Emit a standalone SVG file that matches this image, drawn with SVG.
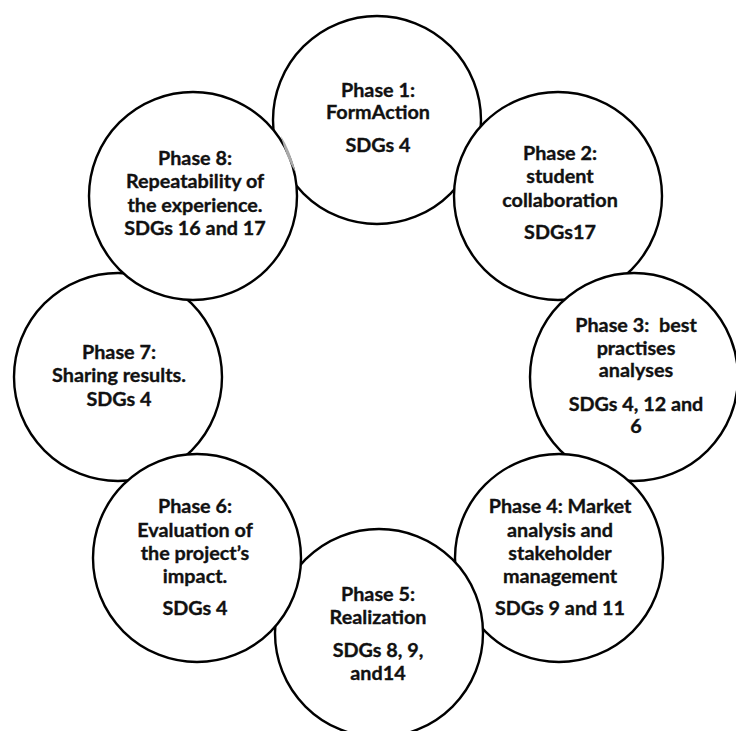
<svg xmlns="http://www.w3.org/2000/svg" width="736" height="731" viewBox="0 0 736 731">
<style>
.c{fill:#fff;stroke:#000;stroke-width:2.4}
.t{font-family:Lato,"Liberation Sans",sans-serif;font-weight:bold;font-size:19.8px;text-anchor:middle;fill:#111;stroke:#111;stroke-width:0.35}
</style>
<rect width="736" height="731" fill="#fff"/>
<g id="phase1"><circle class="c" cx="377" cy="120" r="104"/>
<text class="t"><tspan x="378" y="96.7">Phase 1:</tspan><tspan x="378" y="119.3">FormAction</tspan><tspan x="378" y="151.7">SDGs 4</tspan></text></g>
<g id="phase7"><circle class="c" cx="118" cy="377" r="104"/>
<text class="t"><tspan x="119" y="359">Phase 7:</tspan><tspan x="119" y="381.7">Sharing results.</tspan><tspan x="119" y="405.7">SDGs 4</tspan></text></g>
<g id="phase2"><circle class="c" cx="558" cy="196" r="104"/>
<text class="t"><tspan x="560" y="160">Phase 2:</tspan><tspan x="560" y="183.3">student</tspan><tspan x="560" y="206.7">collaboration</tspan><tspan x="560" y="239.3">SDGs17</tspan></text></g>
<g id="phase3"><circle class="c" cx="634" cy="377" r="104"/>
<text class="t"><tspan x="636" y="331.7" xml:space="preserve">Phase 3:  best</tspan><tspan x="636" y="355">practises</tspan><tspan x="636" y="377.3">analyses</tspan><tspan x="636" y="410.7">SDGs 4, 12 and</tspan><tspan x="636" y="433.3">6</tspan></text></g>
<g id="phase4"><circle class="c" cx="559" cy="558" r="104"/>
<text class="t"><tspan x="560" y="512.7">Phase 4: Market</tspan><tspan x="560" y="536.7">analysis and</tspan><tspan x="560" y="560">stakeholder</tspan><tspan x="560" y="583.3">management</tspan><tspan x="560" y="615">SDGs 9 and 11</tspan></text></g>
<g id="phase5"><circle class="c" cx="379" cy="633" r="104"/>
<text class="t"><tspan x="378" y="600.7">Phase 5:</tspan><tspan x="378" y="624">Realization</tspan><tspan x="378" y="656.7">SDGs 8, 9,</tspan><tspan x="378" y="680">and14</tspan></text></g>
<g id="phase6"><circle class="c" cx="197" cy="558" r="104"/>
<text class="t"><tspan x="195" y="512.7">Phase 6:</tspan><tspan x="195" y="536.7">Evaluation of</tspan><tspan x="195" y="560">the project’s</tspan><tspan x="195" y="583.3">impact.</tspan><tspan x="195" y="615">SDGs 4</tspan></text></g>
<g id="phase8"><circle class="c" cx="193" cy="196" r="104"/>
<path d="M281,136 Q290,150 296,173 Q286,158 281,136 Z" fill="#aaa"/>
<text class="t"><tspan x="195" y="165">Phase 8:</tspan><tspan x="195" y="188.3">Repeatability of</tspan><tspan x="195" y="211.7">the experience.</tspan><tspan x="195" y="235">SDGs 16 and 17</tspan></text></g>
</svg>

....................

## STATED GOAL
Reproduce the listing above exactly, excluding all pictures.

## RESPONSE BELOW
Emit a standalone SVG file that matches this image, drawn with SVG.
<svg xmlns="http://www.w3.org/2000/svg" width="736" height="731" viewBox="0 0 736 731">
<style>
.c{fill:#fff;stroke:#000;stroke-width:2.4}
.t{font-family:Lato,"Liberation Sans",sans-serif;font-weight:bold;font-size:19.8px;text-anchor:middle;fill:#111;stroke:#111;stroke-width:0.35}
</style>
<rect width="736" height="731" fill="#fff"/>
<g id="phase1"><circle class="c" cx="377" cy="120" r="104"/>
<text class="t"><tspan x="378" y="96.7">Phase 1:</tspan><tspan x="378" y="119.3">FormAction</tspan><tspan x="378" y="151.7">SDGs 4</tspan></text></g>
<g id="phase7"><circle class="c" cx="118" cy="377" r="104"/>
<text class="t"><tspan x="119" y="359">Phase 7:</tspan><tspan x="119" y="381.7">Sharing results.</tspan><tspan x="119" y="405.7">SDGs 4</tspan></text></g>
<g id="phase2"><circle class="c" cx="558" cy="196" r="104"/>
<text class="t"><tspan x="560" y="160">Phase 2:</tspan><tspan x="560" y="183.3">student</tspan><tspan x="560" y="206.7">collaboration</tspan><tspan x="560" y="239.3">SDGs17</tspan></text></g>
<g id="phase3"><circle class="c" cx="634" cy="377" r="104"/>
<text class="t"><tspan x="636" y="331.7" xml:space="preserve">Phase 3:  best</tspan><tspan x="636" y="355">practises</tspan><tspan x="636" y="377.3">analyses</tspan><tspan x="636" y="410.7">SDGs 4, 12 and</tspan><tspan x="636" y="433.3">6</tspan></text></g>
<g id="phase4"><circle class="c" cx="559" cy="558" r="104"/>
<text class="t"><tspan x="560" y="512.7">Phase 4: Market</tspan><tspan x="560" y="536.7">analysis and</tspan><tspan x="560" y="560">stakeholder</tspan><tspan x="560" y="583.3">management</tspan><tspan x="560" y="615">SDGs 9 and 11</tspan></text></g>
<g id="phase5"><circle class="c" cx="379" cy="633" r="104"/>
<text class="t"><tspan x="378" y="600.7">Phase 5:</tspan><tspan x="378" y="624">Realization</tspan><tspan x="378" y="656.7">SDGs 8, 9,</tspan><tspan x="378" y="680">and14</tspan></text></g>
<g id="phase6"><circle class="c" cx="197" cy="558" r="104"/>
<text class="t"><tspan x="195" y="512.7">Phase 6:</tspan><tspan x="195" y="536.7">Evaluation of</tspan><tspan x="195" y="560">the project’s</tspan><tspan x="195" y="583.3">impact.</tspan><tspan x="195" y="615">SDGs 4</tspan></text></g>
<g id="phase8"><circle class="c" cx="193" cy="196" r="104"/>
<path d="M281,136 Q290,150 296,173 Q286,158 281,136 Z" fill="#aaa"/>
<text class="t"><tspan x="195" y="165">Phase 8:</tspan><tspan x="195" y="188.3">Repeatability of</tspan><tspan x="195" y="211.7">the experience.</tspan><tspan x="195" y="235">SDGs 16 and 17</tspan></text></g>
</svg>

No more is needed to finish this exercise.